The American Heart Association (AHA) prepared a scientific statement discussing how the mobile health field affects consumers particularly in preventing cardiovascular disease. With heart disease leading the way in top cause of death, disability, and high healthcare costs, the medical industry is attempting to determine ways that would prevent major cardiovascular issues and thereby improve patients’ health and wellness. Various apps of the mobile health field could prove useful in this endeavor.

As the healthcare industry focuses on reducing the rates of unhealthy eating habits and a sedentary lifestyle, fitness trackers and nutrition-based mHealth apps may play a role in reversing the trends of obesity and heart risks in this country.

Five years ago, The American Heart Association targeted four goals to lead to better health for patients across the nation. These goals are: “reduction in smoking and weight, healthful eating, and promotion of regular physical activity.” The AHA included studying the benefits of mobile health interventions when it comes to preventing heart problems and targeting the four objectives.

“Technology-supported behavioral health interventions are designed to engage individuals in health behaviors that prevent or manage illness, and they have led to fundamental changes in health practices,” the AHA scientific statement concluded. “In addition to permitting more frequent and convenient community-based assessment of health parameters, these technology-mediated tools support the exchange of health information among consumers and between consumers and health providers, enable health decision making, and encourage positive health behaviors, including self-management and health promotion.”
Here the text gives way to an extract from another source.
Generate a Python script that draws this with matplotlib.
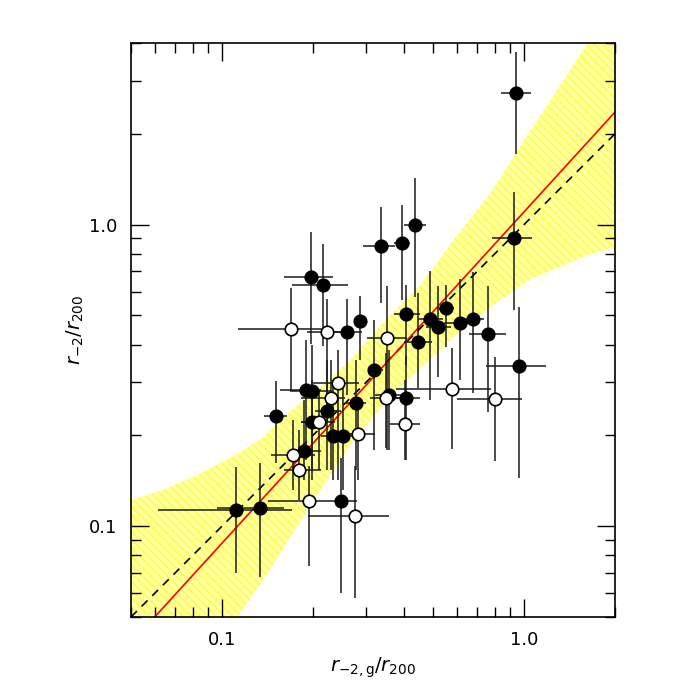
import numpy as np
import matplotlib
matplotlib.use('Agg')
import matplotlib.pyplot as plt

# filled symbols: x, x range, y, y range
xf = [0.943, 0.437, 0.335, 0.394, 0.926, 0.197, 0.216, 0.259, 0.286, 0.407, 0.551,
      0.490, 0.518, 0.613, 0.678, 0.760, 0.445, 0.960, 0.318, 0.357, 0.406, 0.278,
      0.190, 0.198, 0.151, 0.223, 0.199, 0.234, 0.251, 0.187, 0.111, 0.134, 0.247]
xf_lo = [0.837, 0.402, 0.294, 0.370, 0.785, 0.161, 0.170, 0.232, 0.276, 0.370, 0.516,
         0.447, 0.472, 0.543, 0.616, 0.657, 0.399, 0.746, 0.305, 0.322, 0.375, 0.256,
         0.156, 0.168, 0.138, 0.204, 0.182, 0.212, 0.229, 0.168, 0.0616, 0.096, 0.229]
xf_hi = [1.052, 0.474, 0.375, 0.418, 1.066, 0.233, 0.262, 0.291, 0.296, 0.454, 0.586,
         0.541, 0.571, 0.665, 0.736, 0.869, 0.497, 1.180, 0.342, 0.390, 0.454, 0.299,
         0.212, 0.229, 0.164, 0.247, 0.220, 0.256, 0.270, 0.212, 0.171, 0.160, 0.280]
yf = [2.737, 0.997, 0.849, 0.867, 0.903, 0.672, 0.630, 0.439, 0.479, 0.505, 0.530,
      0.486, 0.459, 0.471, 0.488, 0.433, 0.408, 0.341, 0.330, 0.273, 0.267, 0.257,
      0.282, 0.281, 0.232, 0.241, 0.221, 0.199, 0.199, 0.178, 0.113, 0.115, 0.121]
yf_lo = [1.711, 0.577, 0.551, 0.563, 0.521, 0.402, 0.397, 0.272, 0.356, 0.342, 0.393,
         0.262, 0.313, 0.305, 0.276, 0.240, 0.287, 0.145, 0.179, 0.179, 0.166, 0.154,
         0.166, 0.154, 0.162, 0.154, 0.142, 0.142, 0.132, 0.142, 0.070, 0.068, 0.060]
yf_hi = [3.745, 1.431, 1.147, 1.161, 1.280, 0.943, 0.862, 0.567, 0.580, 0.631, 0.631,
         0.704, 0.627, 0.659, 0.698, 0.626, 0.595, 0.534, 0.483, 0.384, 0.367, 0.356,
         0.414, 0.399, 0.303, 0.356, 0.305, 0.305, 0.305, 0.262, 0.157, 0.162, 0.168]

# open symbols
xo = [0.169, 0.223, 0.351, 0.578, 0.800, 0.348, 0.403, 0.242, 0.229, 0.210, 0.282,
      0.172, 0.180, 0.194, 0.275]
xo_lo = [0.113, 0.191, 0.302, 0.377, 0.601, 0.310, 0.361, 0.200, 0.182, 0.182, 0.250,
         0.145, 0.160, 0.142, 0.192]
xo_hi = [0.220, 0.260, 0.410, 0.775, 0.987, 0.390, 0.454, 0.284, 0.256, 0.237, 0.322,
         0.204, 0.212, 0.229, 0.358]
yo = [0.451, 0.442, 0.422, 0.285, 0.264, 0.266, 0.218, 0.298, 0.267, 0.222, 0.202,
      0.172, 0.154, 0.121, 0.108]
yo_lo = [0.281, 0.225, 0.179, 0.180, 0.164, 0.182, 0.166, 0.142, 0.154, 0.154, 0.142,
         0.132, 0.122, 0.074, 0.058]
yo_hi = [0.618, 0.566, 0.626, 0.391, 0.363, 0.375, 0.305, 0.384, 0.356, 0.283, 0.262,
         0.225, 0.208, 0.158, 0.158]

# shaded band edges
band_x = [0.05, 0.0638, 0.0828, 0.1123, 0.137, 0.1684, 0.2117, 0.2661, 0.353,
          0.4542, 0.5933, 0.775, 1.052, 1.625, 2.0]
band_hi = [0.1221, 0.1318, 0.1478, 0.1736, 0.1976, 0.241, 0.2894, 0.3557, 0.4902,
           0.6306, 0.9097, 1.273, 2.06, 4.0, 5.49]
band_lo = [0.0153, 0.0221, 0.0321, 0.05, 0.0663, 0.0921, 0.1318, 0.1859, 0.2622,
           0.3346, 0.4305, 0.5332, 0.6603, 0.7933, 0.843]

# best fit (red) and one-to-one (dashed)
fit_x = [0.05, 2.0]
fit_y = [0.041, 2.36]
one_x = [0.05, 2.0]
one_y = [0.05, 2.0]

plt.rcParams['hatch.linewidth'] = 1.2
plt.rcParams['mathtext.fontset'] = 'dejavusans'

fig = plt.figure(figsize=(7, 7), dpi=100)
ax = fig.add_axes([131 / 700, 83 / 700, 484 / 700, 574 / 700])
ax.set_xscale('log')
ax.set_yscale('log')

ax.fill_between(band_x, band_lo, band_hi, facecolor='#ffffa8', edgecolor='#ffff40',
                hatch='\\\\\\\\', linewidth=0, zorder=1)
ax.plot(one_x, one_y, color='black', ls=(0, (5, 4)), lw=1.2, zorder=2)
ax.plot(fit_x, fit_y, color='red', lw=1.2, zorder=2)


def draw(x, xlo, xhi, y, ylo, yhi, face):
    x = np.array(x); y = np.array(y)
    xerr = [x - np.array(xlo), np.array(xhi) - x]
    yerr = [y - np.array(ylo), np.array(yhi) - y]
    ax.errorbar(x, y, xerr=xerr, yerr=yerr, fmt='none', ecolor='#1a1a1a',
                elinewidth=1.1, capsize=0, zorder=3)
    ax.plot(x, y, 'o', ms=9, mfc=face, mec='black', mew=1.2, zorder=4)


draw(xf, xf_lo, xf_hi, yf, yf_lo, yf_hi, 'black')
draw(xo, xo_lo, xo_hi, yo, yo_lo, yo_hi, 'white')

ax.set_xlim(0.05, 2.0)
ax.set_ylim(0.05, 4.0)
ax.set_xticks([0.1, 1.0])
ax.set_xticklabels(['0.1', '1.0'])
ax.set_yticks([0.1, 1.0])
ax.set_yticklabels(['0.1', '1.0'])
ax.tick_params(which='both', direction='in', top=True, right=True, labelsize=13,
               width=1.0)
ax.tick_params(which='major', length=13, pad=10)
ax.tick_params(which='minor', length=7)
for s in ax.spines.values():
    s.set_linewidth(1.2)

ax.set_xlabel(r'$r_{-2,\mathrm{g}}/r_{200}$', fontsize=14, labelpad=5)
ax.set_ylabel(r'$r_{-2}/r_{200}$', fontsize=14, labelpad=2)

fig.savefig('out.png', dpi=100)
The mobile health field could play a strong role in boosting patient outcomes by improving communication and information access. With large numbers of consumers owning smartphones today, these devices themselves could be incorporated in enhancing patient engagement with health and wellness while positioning a user-friendly system for securely messaging healthcare providers.
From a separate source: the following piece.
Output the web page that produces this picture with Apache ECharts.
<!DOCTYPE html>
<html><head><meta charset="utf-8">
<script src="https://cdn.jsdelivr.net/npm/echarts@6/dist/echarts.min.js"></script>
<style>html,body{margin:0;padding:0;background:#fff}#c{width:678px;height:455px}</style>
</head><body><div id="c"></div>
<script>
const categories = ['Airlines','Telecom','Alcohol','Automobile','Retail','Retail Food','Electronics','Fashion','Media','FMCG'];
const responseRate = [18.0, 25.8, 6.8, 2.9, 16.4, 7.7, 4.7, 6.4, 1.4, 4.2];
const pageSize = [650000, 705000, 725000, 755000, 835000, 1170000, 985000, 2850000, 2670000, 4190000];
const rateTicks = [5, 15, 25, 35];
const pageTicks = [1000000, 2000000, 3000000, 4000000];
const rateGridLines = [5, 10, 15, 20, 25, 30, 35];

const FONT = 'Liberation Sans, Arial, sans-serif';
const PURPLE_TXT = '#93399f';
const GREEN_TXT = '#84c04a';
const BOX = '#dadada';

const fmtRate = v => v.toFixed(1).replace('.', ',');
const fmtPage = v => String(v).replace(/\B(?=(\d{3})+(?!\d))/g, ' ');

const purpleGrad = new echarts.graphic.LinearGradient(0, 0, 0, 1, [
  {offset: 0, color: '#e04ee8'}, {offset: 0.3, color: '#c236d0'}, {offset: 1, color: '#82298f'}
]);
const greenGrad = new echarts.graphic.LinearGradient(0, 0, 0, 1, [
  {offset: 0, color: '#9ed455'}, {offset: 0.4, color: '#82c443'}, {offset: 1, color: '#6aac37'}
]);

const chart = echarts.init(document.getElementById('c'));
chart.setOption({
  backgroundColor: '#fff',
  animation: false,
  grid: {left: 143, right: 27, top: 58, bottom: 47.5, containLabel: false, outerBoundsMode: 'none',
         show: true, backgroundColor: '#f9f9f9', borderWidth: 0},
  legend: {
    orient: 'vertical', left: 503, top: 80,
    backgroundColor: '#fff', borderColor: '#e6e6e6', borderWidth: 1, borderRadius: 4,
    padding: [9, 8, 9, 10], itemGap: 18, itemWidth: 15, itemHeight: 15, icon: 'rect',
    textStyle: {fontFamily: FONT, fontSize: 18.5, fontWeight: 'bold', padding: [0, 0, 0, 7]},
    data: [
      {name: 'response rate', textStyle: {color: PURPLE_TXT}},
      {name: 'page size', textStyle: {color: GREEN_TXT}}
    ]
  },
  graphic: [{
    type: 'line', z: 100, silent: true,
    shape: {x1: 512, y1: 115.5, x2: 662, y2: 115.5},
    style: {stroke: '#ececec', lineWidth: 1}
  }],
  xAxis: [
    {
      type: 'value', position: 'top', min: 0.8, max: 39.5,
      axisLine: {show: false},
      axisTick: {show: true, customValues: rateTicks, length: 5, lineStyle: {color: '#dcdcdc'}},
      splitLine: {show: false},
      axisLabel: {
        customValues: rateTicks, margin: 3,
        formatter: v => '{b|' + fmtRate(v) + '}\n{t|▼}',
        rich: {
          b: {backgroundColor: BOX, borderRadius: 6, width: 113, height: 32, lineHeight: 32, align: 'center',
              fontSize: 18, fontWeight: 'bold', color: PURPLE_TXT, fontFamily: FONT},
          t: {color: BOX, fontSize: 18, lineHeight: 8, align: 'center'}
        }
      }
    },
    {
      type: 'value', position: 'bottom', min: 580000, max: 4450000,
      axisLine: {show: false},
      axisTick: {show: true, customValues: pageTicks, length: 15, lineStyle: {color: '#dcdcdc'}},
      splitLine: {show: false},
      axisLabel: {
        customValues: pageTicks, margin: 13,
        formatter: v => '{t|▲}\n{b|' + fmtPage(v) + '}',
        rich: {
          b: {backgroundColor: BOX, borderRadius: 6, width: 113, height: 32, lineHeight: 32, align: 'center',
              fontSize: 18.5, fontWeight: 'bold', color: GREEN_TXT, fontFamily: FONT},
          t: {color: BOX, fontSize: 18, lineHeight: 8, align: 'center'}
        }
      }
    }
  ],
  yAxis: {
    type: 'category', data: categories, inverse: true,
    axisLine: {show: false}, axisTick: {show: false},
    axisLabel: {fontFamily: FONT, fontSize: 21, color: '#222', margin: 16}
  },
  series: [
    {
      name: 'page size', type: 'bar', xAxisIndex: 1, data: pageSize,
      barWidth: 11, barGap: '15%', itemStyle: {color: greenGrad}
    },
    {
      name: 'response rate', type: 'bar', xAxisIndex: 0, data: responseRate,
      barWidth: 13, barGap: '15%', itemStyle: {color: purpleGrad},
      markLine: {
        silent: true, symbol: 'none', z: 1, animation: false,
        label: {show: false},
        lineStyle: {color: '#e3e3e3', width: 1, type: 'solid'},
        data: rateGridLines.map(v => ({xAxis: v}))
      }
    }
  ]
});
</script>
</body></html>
Along with the benefits of smartphones and mobile health apps, wearable devices like fitness trackers and wristbands could help patients better track their physical activity, heart rate, and other vital signs. Most importantly, the results show that the use of mHealth tools is spreading across multiple age groups including senior citizens.

“Numerous innovations in health information technology are empowering individuals to assume a more active role in monitoring and managing their chronic conditions and therapeutic regimens, as well as their health and wellness. These advances are increasingly accepted by the public. Unlike the initial digital divide that placed computer use and Internet access beyond the reach of many older, disabled, and low-income individuals, mobile devices have been widely adopted across demographic and ethnic groups, especially those most in need of health behavior interventions,” the AHA report stated.

“Mobile devices offer great promise for improving the health of the populace… A systematic review of the literature suggests a positive impact of consumer health informatics tools on select health conditions.”

People of all ages are now using smartphones and apps to communicate and access needed information. It is expected that mHealth app and other technologies will push forward efforts to improve patient engagement with health and wellness. As the healthcare industry continues its goals toward reducing heart risks among elderly populations and across the medical care continuum, the mobile health field will likely impact the prevention of cardiovascular disease along with various other medical conditions.